Z nadzieją...

Założyciel sercanów, kapłan żyjący na przełomie XIX i XX wieku, od 1997 był sługą Bożym, a 24 kwietnia 2005 Jan Paweł II miał go ogłosić błogosławionym. Jednakże w związku ze śmiercią papieża beatyfikację odwołano, a Benedykt XVI odłożył całą sprawę na czas nieokreślony.

Proces beatyfikacyjny o. Leona rozpoczął się już w 1952 roku. 8 kwietnia 1997 Kongregacja Spraw Kanonizacyjnych uznała heroiczność jego cnót a później także cud za jego wstawiennictwem. W 2004 Jan Paweł II ustalił datę beatyfikacji na 24 kwietnia następnego roku. Uroczystość tę jednak odwołano na czas nieokreślony w związku ze śmiercią Jana Pawła II. Benedykt XVI polecił wstrzymać jego sprawę z powodu posądzania go o antysemityzm i nakazał ponowne zbadanie wszystkich pism sługi Bożego. Z czasem jego beatyfikacja została odłożona na czas nieokreślony.

Zarzuty, wysuwane pod adresem o. Dehona, dotyczą niektórych jego pism i artykułów, jakie w ostatnich latach swego życia zamieszczał głównie na łamach francuskiego dziennika katolickiego „La Croix”. Pisał w nich, że Żydzi są „złaknieni pieniędzy i że żądza mamony jest instynktem ich rasy”. Ks. Leon określał Talmud jako „podręcznik przestępczy, pełen zepsucia i niszczycielski dla społeczeństwa”, sugerował oznaczanie Żydów specjalnymi pieczęciami, aby byli rozpoznawalni, trzymanie ich zamkniętych w gettach oraz wydziedziczanie ich z dóbr ziemskich i wykluczanie z urzędów i szkolnictwa.

Dziś historycy Kościoła uważają, że poglądy założyciela sercanów należy rozpatrywać w historycznym kontekście rozpowszechnionego wówczas antysemityzmu, który przenikał także do środowisk katolickich.

Obecny papież w ciepłych i serdecznych słowach nazwał założyciela sercanów „prawie błogosławionym Dehonem”. Zauważył, że był on „wielkim orędownikiem”, proszącym Boga o łaskę pokory i „jak widać, Pan mu jej udzielił po śmierci”. Franciszek wyraził pragnienie, aby mógł ogłosić go błogosławionym.
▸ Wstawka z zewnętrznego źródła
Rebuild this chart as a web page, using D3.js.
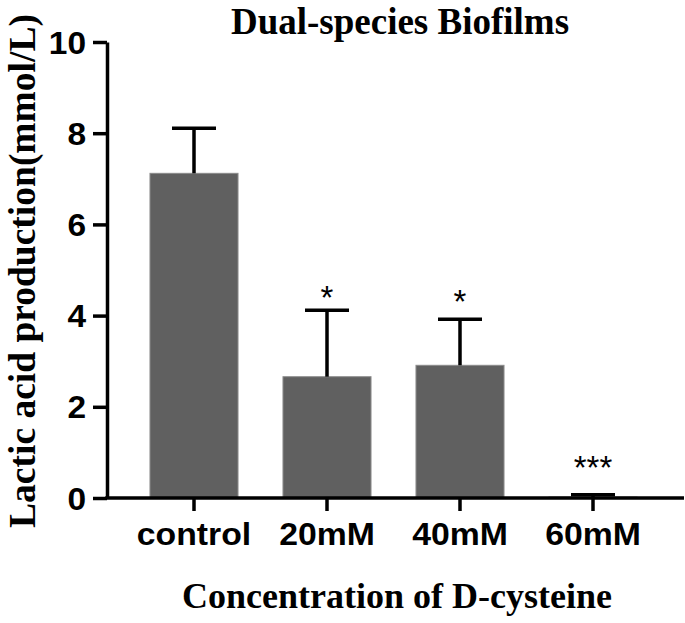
<!DOCTYPE html>
<html>
<head>
<meta charset="utf-8">
<script src="https://cdn.jsdelivr.net/npm/d3@7"></script>
<style>
  body { margin: 0; background: #fff; }
  svg { display: block; }
  .tick text { font-family: "Liberation Sans", Arial, sans-serif; font-weight: bold; }
</style>
</head>
<body>
<div id="chart"></div>
<script>
// data
var categories = ['control', '20mM', '40mM', '60mM'];
var means = [7.12, 2.66, 2.91, 0.02];
var sds = [0.99, 1.46, 1.01, 0.05];
var sigMarks = ['', '*', '*', '***'];
var sigLevel = [null, 4.56, 4.47, 0.83];
var yTicks = [0, 2, 4, 6, 8, 10];

var width = 685, height = 623;
var svg = d3.select('#chart').append('svg')
  .attr('width', width)
  .attr('height', height);

var y = d3.scaleLinear().domain([0, 10]).range([498, 42]);
var x = d3.scaleBand().domain(categories)
  .range([127.5, 659.5])
  .paddingInner(0.338)
  .paddingOuter(0.169);

// bars
svg.selectAll('.bar')
  .data(categories)
  .enter().append('rect')
  .attr('class', 'bar')
  .attr('x', function(d) { return x(d); })
  .attr('width', x.bandwidth())
  .attr('y', function(d, i) { return y(means[i]); })
  .attr('height', function(d, i) { return y(0) - y(means[i]); })
  .attr('fill', '#606060')
  .attr('stroke', '#8c8c8c')
  .attr('stroke-width', 1);

// error bars (upper only)
var capW = 44;
var err = svg.selectAll('.err')
  .data(categories)
  .enter().append('g')
  .attr('class', 'err')
  .attr('stroke', '#000')
  .attr('stroke-width', 3.5);
err.append('line')
  .attr('x1', function(d) { return x(d) + x.bandwidth() / 2; })
  .attr('x2', function(d) { return x(d) + x.bandwidth() / 2; })
  .attr('y1', function(d, i) { return y(means[i]); })
  .attr('y2', function(d, i) { return y(means[i] + sds[i]); });
err.append('line')
  .attr('x1', function(d) { return x(d) + x.bandwidth() / 2 - capW / 2; })
  .attr('x2', function(d) { return x(d) + x.bandwidth() / 2 + capW / 2; })
  .attr('y1', function(d, i) { return y(means[i] + sds[i]); })
  .attr('y2', function(d, i) { return y(means[i] + sds[i]); });

// significance stars
svg.selectAll('.sig')
  .data(categories)
  .enter().append('text')
  .attr('class', 'sig')
  .attr('x', function(d) { return x(d) + x.bandwidth() / 2; })
  .attr('y', function(d, i) { return sigLevel[i] === null ? 0 : y(sigLevel[i]) + 19; })
  .attr('text-anchor', 'middle')
  .style('font-family', '"Liberation Sans", Arial, sans-serif')
  .style('font-size', '33px')
  .text(function(d, i) { return sigMarks[i]; });

// y axis
var yAxis = svg.append('g')
  .attr('transform', 'translate(107,0)')
  .call(d3.axisLeft(y).tickValues(yTicks).tickSize(14).tickPadding(7).tickSizeOuter(0));
yAxis.selectAll('path, line').attr('stroke', '#000').attr('stroke-width', 3.5);
yAxis.selectAll('text')
  .style('font-size', '31px')
  .attr('dy', '0.36em')
  .attr('x', -21 / 1.08)
  .attr('transform', 'scale(1.08,1)');

// x axis
var xAxis = svg.append('g')
  .attr('transform', 'translate(0,498)')
  .call(d3.axisBottom(x).tickSize(13).tickPadding(12).tickSizeOuter(0));
xAxis.select('.domain').remove();
xAxis.append('line')
  .attr('x1', 105.25).attr('x2', 684)
  .attr('y1', 0).attr('y2', 0);
xAxis.selectAll('line').attr('stroke', '#000').attr('stroke-width', 3.5);
xAxis.selectAll('text')
  .style('font-size', '31px')
  .attr('dy', '0.71em')
  .attr('transform', 'scale(1.09,1)');

// titles
svg.append('text')
  .attr('x', 400).attr('y', 34)
  .attr('text-anchor', 'middle')
  .style('font-family', '"Liberation Serif", "Times New Roman", serif')
  .style('font-weight', 'bold')
  .style('font-size', '37px')
  .text('Dual-species Biofilms');

svg.append('text')
  .attr('x', 397).attr('y', 608)
  .attr('text-anchor', 'middle')
  .style('font-family', '"Liberation Serif", "Times New Roman", serif')
  .style('font-weight', 'bold')
  .style('font-size', '36px')
  .text('Concentration of D-cysteine');

svg.append('text')
  .attr('transform', 'translate(35,271) rotate(-90)')
  .attr('text-anchor', 'middle')
  .style('font-family', '"Liberation Serif", "Times New Roman", serif')
  .style('font-weight', 'bold')
  .style('font-size', '37.5px')
  .text('Lactic acid production(mmol/L)');
</script>
</body>
</html>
„To, co mnie zawsze uderza w Leonie Dehonie, to jego modlitwa, którą zalecał odmawiać przed Najświętszym Sakramentem, codziennie, za Kościół i o jedność w nim i nawet wychodząc na ulicę, modlić się” – powiedział Ojciec Święty. Podkreślił, że dla tego sługi Bożego modlitwa nie była stratą czasu, nawet jeśli było dużo pracy. „Modlitwa jest bowiem dobrym sposobem straty czasu, w duchu miłosierdzia” – stwierdził Franciszek. „Świadectwo waszego założyciela, wielkiego apostoła Najświętszego Serca, jest we wszystkim przykładem i pomocą” – dodał papież.

 

O. Leon Gustaw Dehon (1843-1925) pochodził z La Capelle w płn. Francji, był kapłanem, działaczem społecznym, autorem licznych książek, artykułów i rozpraw z zakresu teologii i ascetyki. Miał za sobą studia prawnicze w Paryżu, ostatecznie jednak – po audiencji u Piusa IX w 1865 r. – postanowił zostać księdzem. Święcenia przyjął 19 grudnia 1868 w Rzymie; w 3 lata później wrócił do Francji i pracował jako zwykły kapłan w miasteczku Saint-Quentin w swych stronach rodzinnych. W 1878 założył tam zgromadzenie św. Jana, które jednak w 5 lat później władze kościelne rozwiązały. Ale w rok później, w marcu 1884 odrodziło się ono pod nazwą Zgromadzenia Księży Najświętszego Serca Jezusa, zyskując po 4 latach aprobatę Leona XIII. Ks. Dehon był wielkim czcicielem i propagatorem nabożeństwa do Najświętszego Serca. Zmarł w Brukseli w czasie trwającej tam wówczas epidemii.